Mid-tier copper producer Capstone Mining (TSX: CS; US-OTC: CSFFF) impressed analysts after posting record production results for the first quarter of the year.
The Vancouver-based company’s three producing copper mines churned out 27,600 tonnes of copper (in concentrate and cathode), along with zinc, molybdenum, lead, silver and gold by-products.
“It’s refreshing to read of a copper producer that has got it right,” Raymond Goldie and Nik Rasskazovskiy of Salman Partners commented in a note to clients.

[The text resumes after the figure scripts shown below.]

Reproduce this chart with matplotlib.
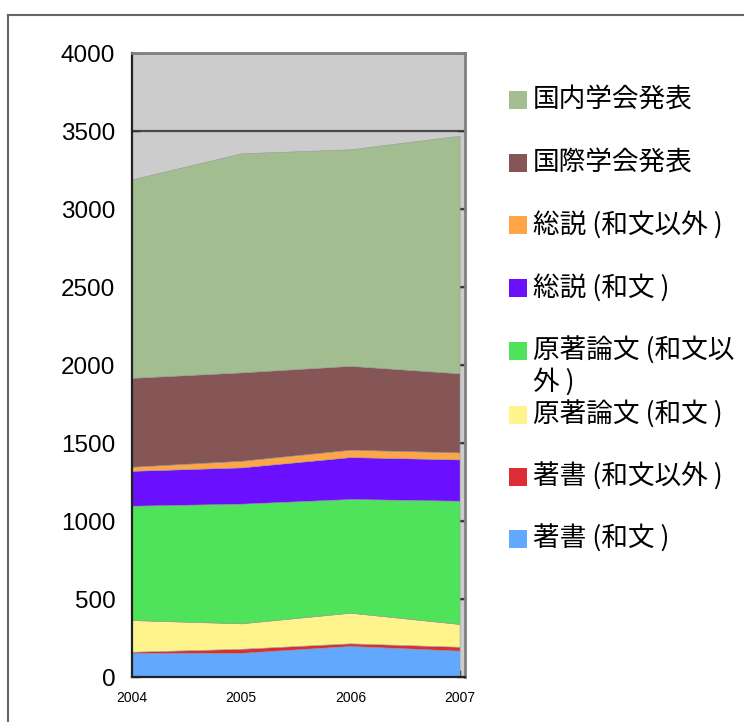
import matplotlib
matplotlib.use("Agg")
import matplotlib.pyplot as plt
from matplotlib.lines import Line2D
from matplotlib.patches import Rectangle

plt.rcParams['font.family'] = ['Liberation Sans', 'DejaVu Sans']

years = [2004, 2005, 2006, 2007]

# series, bottom of the stack first
chosho_wa = [154, 155, 199, 169]
chosho_other = [8, 26, 17, 25]
genchou_wa = [203, 163, 196, 146]
genchou_other = [733, 767, 729, 790]
sosetsu_wa = [224, 233, 269, 265]
sosetsu_other = [26, 42, 47, 45]
kokusai = [570, 567, 538, 507]
kokunai = [1272, 1404, 1388, 1523]

labels = ['著書 (和文 )', '著書 (和文以外 )', '原著論文 (和文 )', '原著論文 (和文以\n外 )',
          '総説 (和文 )', '総説 (和文以外 )', '国際学会発表', '国内学会発表']
colors = ['#62a8ff', '#dc2c35', '#fff38c', '#4ee35a',
          '#6a10ff', '#ffa545', '#865555', '#a2bd90']

y_ticks = [0, 500, 1000, 1500, 2000, 2500, 3000, 3500, 4000]

fig = plt.figure(figsize=(7.44, 7.22), dpi=100)
ax = fig.add_axes([132 / 744, 45 / 722, 333 / 744, 624 / 722])
ax.set_facecolor('#cccccc')

ax.stackplot(years, chosho_wa, chosho_other, genchou_wa, genchou_other,
             sosetsu_wa, sosetsu_other, kokusai, kokunai,
             colors=colors, edgecolor='#999999', linewidth=0.4, zorder=2)

ax.set_xlim(2004, 2007.05)
ax.set_ylim(0, 4000)
ax.set_yticks(y_ticks)
ax.set_xticks(years)
ax.set_xticklabels([str(y) for y in years])
ax.yaxis.grid(True, color='#4a4a4a', linewidth=1.6, zorder=1)
ax.set_axisbelow(True)

ax.tick_params(axis='y', direction='in', length=6, width=1, colors='#333333',
               labelcolor='black', labelsize=17.5, pad=12, right=True)
ax.tick_params(axis='x', direction='in', length=5, width=1, colors='#333333',
               labelcolor='black', labelsize=10, pad=10)

for side in ['left', 'bottom']:
    ax.spines[side].set_color('#222222')
    ax.spines[side].set_linewidth(1.6)
for side in ['top', 'right']:
    ax.spines[side].set_color('#808080')
    ax.spines[side].set_linewidth(2)

# legend, drawn as boxes plus text, top entry first
legend_y = [100, 163, 225, 288, 351, 415, 477, 539]
cjk = ['Noto Sans CJK JP', 'DejaVu Sans']
for lab, col, py in zip(labels[::-1], colors[::-1], legend_y):
    fig.add_artist(Rectangle((509 / 744, 1 - (py + 9) / 722), 18 / 744, 18 / 722,
                             transform=fig.transFigure, facecolor=col,
                             edgecolor='none'))
    fig.text(533 / 744, 1 - (py - 14) / 722, lab, family=cjk, fontsize=19.2,
             va='top', ha='left', linespacing=1.15)

# frame around the figure
fig.add_artist(Line2D([8 / 744, 1.0], [1 - 15 / 722, 1 - 15 / 722],
                      transform=fig.transFigure, color='#666666', linewidth=1.5))
fig.add_artist(Line2D([8 / 744, 8 / 744], [0.0, 1 - 15 / 722],
                      transform=fig.transFigure, color='#666666', linewidth=1.5))

fig.savefig('out.png', dpi=100)
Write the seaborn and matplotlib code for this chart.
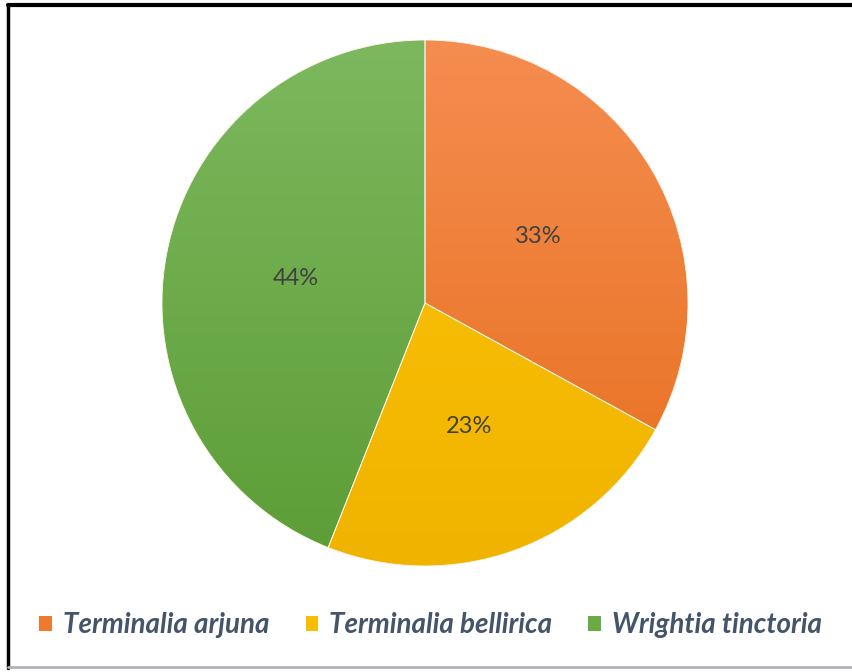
import numpy as np
import matplotlib
matplotlib.use("Agg")
import matplotlib.pyplot as plt
import matplotlib.patches as mpatches
from matplotlib.colors import LinearSegmentedColormap
import seaborn as sns

species = ["Terminalia arjuna", "Terminalia bellirica", "Wrightia tinctoria"]
shares = [33, 23, 44]
top_colors = ["#F58D50", "#FFC408", "#7DB85E"]
bottom_colors = ["#E66E1C", "#F0B400", "#5C9D36"]
legend_colors = ["#EE7A30", "#F7BD08", "#6BAA45"]

sns.set_theme(style="white")
plt.rcParams['font.family'] = ['Lato', 'DejaVu Sans']

fig = plt.figure(figsize=(8.53, 6.72), dpi=100)
fig.patch.set_facecolor("white")

# pie centre ~ (425, 303) px, radius ~263 px
cx, cy, r = 425, 303, 263
W, H = 853, 672
ax = fig.add_axes([(cx - r) / W, 1 - (cy + r) / H, 2 * r / W, 2 * r / H])
wedges, texts, autotexts = ax.pie(
    shares, colors=legend_colors, startangle=90, counterclock=False,
    autopct="%d%%", pctdistance=0.5, radius=1,
    wedgeprops=dict(linewidth=0.6, edgecolor="white"),
    textprops=dict(color="#404040", fontsize=17),
)

# vertical gradient fill inside each wedge
grad = np.linspace(0, 1, 256).reshape(-1, 1)
for w, c0, c1 in zip(wedges, top_colors, bottom_colors):
    cmap = LinearSegmentedColormap.from_list("g", [c0, c1])
    im = ax.imshow(grad, cmap=cmap, extent=[-1, 1, -1, 1], origin="upper",
                   aspect="auto", zorder=w.get_zorder() + 0.1)
    im.set_clip_path(w)
for w in wedges:
    edge = mpatches.Wedge(w.center, w.r, w.theta1, w.theta2, facecolor="none",
                          edgecolor="#FFF8EC", linewidth=0.6, zorder=3)
    ax.add_patch(edge)
for t in autotexts:
    t.set_zorder(5)
ax.set_xlim(-1, 1)
ax.set_ylim(-1, 1)
ax.set_aspect("equal")
ax.axis("off")

handles = [mpatches.Patch(facecolor=c, edgecolor="none", label=s)
           for s, c in zip(species, legend_colors)]
leg = fig.legend(handles=handles, loc="center", ncol=3,
                 bbox_to_anchor=(0.505, 1 - 625 / H), frameon=False,
                 handlelength=0.45, handleheight=0.45, handletextpad=0.4,
                 columnspacing=1.3,
                 prop=dict(family=['Lato', 'DejaVu Sans'], style="italic",
                           weight="bold", size=20))
for t in leg.get_texts():
    t.set_color("#44546A")

# frame lines of the original screenshot
fig.add_artist(plt.Line2D([8 / W, 8 / W], [1 - 668 / H, 1 - 5 / H], color="black", lw=2.5))
fig.add_artist(plt.Line2D([8 / W, 1], [1 - 5 / H, 1 - 5 / H], color="black", lw=3))
fig.add_artist(plt.Line2D([8 / W, 1], [1 - 667 / H, 1 - 667 / H], color="#B0B4BA", lw=2))

fig.savefig("out.png", dpi=100, facecolor="white")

Breaking down the numbers, Capstone’s Pinto Valley copper–moly mine in Arizona — which it bought from BHP Billiton (NYSE: BHP) in October 2013 for US$650 million — produced 16,700 tonnes of copper-in-concentrate and 600 tonnes of copper cathode. The company’s Cozamin copper–silver–zinc–lead mine in Zacatecas, Mexico, produced 5,100 tonnes of copper-in-concentrate, and its Minto copper–gold–silver mine in Canada’s Yukon turned out 5,200 tonnes of copper-in-concentrate.
Capstone forecasts yearly production will reach 102,000 tonnes of copper-in-concentrate at C1 cash costs of US$1.90 to US$2 per lb. payable copper, net of by-product credits.
Cash costs for the first quarter will be reported in May when Capstone releases its quarterly financial results, but Peter Campbell, an analyst at Jennings Capital in Toronto, anticipates they will come in at US$1.79 per lb.
“We continue to view Capstone as one of the best copper growth stories in the mid-tier producer space,” Campbell wrote in a research note after the results.
According to Campbell, a recent site visit to Pinto Valley attracted 37 visitors: 20 of them sell-side analysts, and the rest buy-side clients.
In March Capstone more than doubled Pinto Valley’s mine life, showing that the mine can operate for at least eight more years and produce a billion more pounds of copper than projected.
When it bought the mine, reserves were only enough to sustain five more years of mining. According to Capstone’s recently completed prefeasibility study, however, the mine life would extend to 2026 rather than 2018, and produce 119.5 million lb. copper, 1.4 million lb. moly and 235,000 oz. silver-in-concentrate a year, and another 6.3 million annual lb. copper cathode.
Aleksandra Bukacheva of BMO Capital Markets, who attended the recent site visit to Pinto Valley, said in a research note that challenges to the production expansion include permitting “sufficient waste and tailings capacity and meeting additional water requirements.”
But she says Pinto Valley makes Capstone a potential takeover target. “Ownership of a producing copper asset in a low political-risk environment — with 50-plus KTPA in annual production, reasonable cash-cost profile [of US$2 per lb., third quartile] and improved visibility for long mine-life potential — places Capstone in the ‘sweet spot’ of the mergers-and-acquisitions landscape, in our view.”
Tom Meyer, an executive director of institutional equity research and a base metals and minerals analyst at CIBC World Markets, describes Capstone’s Pinto Valley acquisition as “transformational” and says it “further diversifies the production base and . . . strengthens the company’s ability to execute on its future growth plans.”
Catalysts for the company include an updated reserve estimate for Cozamin, which Meyer expects before the end of 2014. The analyst also points out that the Cozamin silver-stream sale expires in April 2017. As for the company’s 70%-owned Santo Domingo copper–iron–gold project in Chile, Capstone submitted an environmental impact assessment in October 2013, and Meyer expects the process could take 15 to 18 months. Capstone’s partner on the project is Korea Resources Corp., which owns the other 30%.
Capstone is also developing its 100%-owned Kutcho copper–zinc–gold–silver project in B.C., and holds exploration properties in Chile and Mexico.
Over the last year Capstone has traded in a range of $1.68 to $3.35 per share, and closed at $2.98 per share. At press time the company traded at $2.93 per share.
CIBC’s Meyer has raised his target price to $4.50 per share from $4 per share after the production results were released before markets opened, and describes the company as his top pick in the mid-tier space.
“The entrepreneurial management team has built this company from the ground up,” he writes. “The focus has been on cash flow and ensuring a positive return on investment. We expect more of the same from this group going forward.”
Jennings Capital has a $3.85-per-share price target. Dundee Capital Markets has a $4.40-per-share target; Laurentian Bank Securities, $3.70 per share; and BMO Capital Markets, $3.50 per share.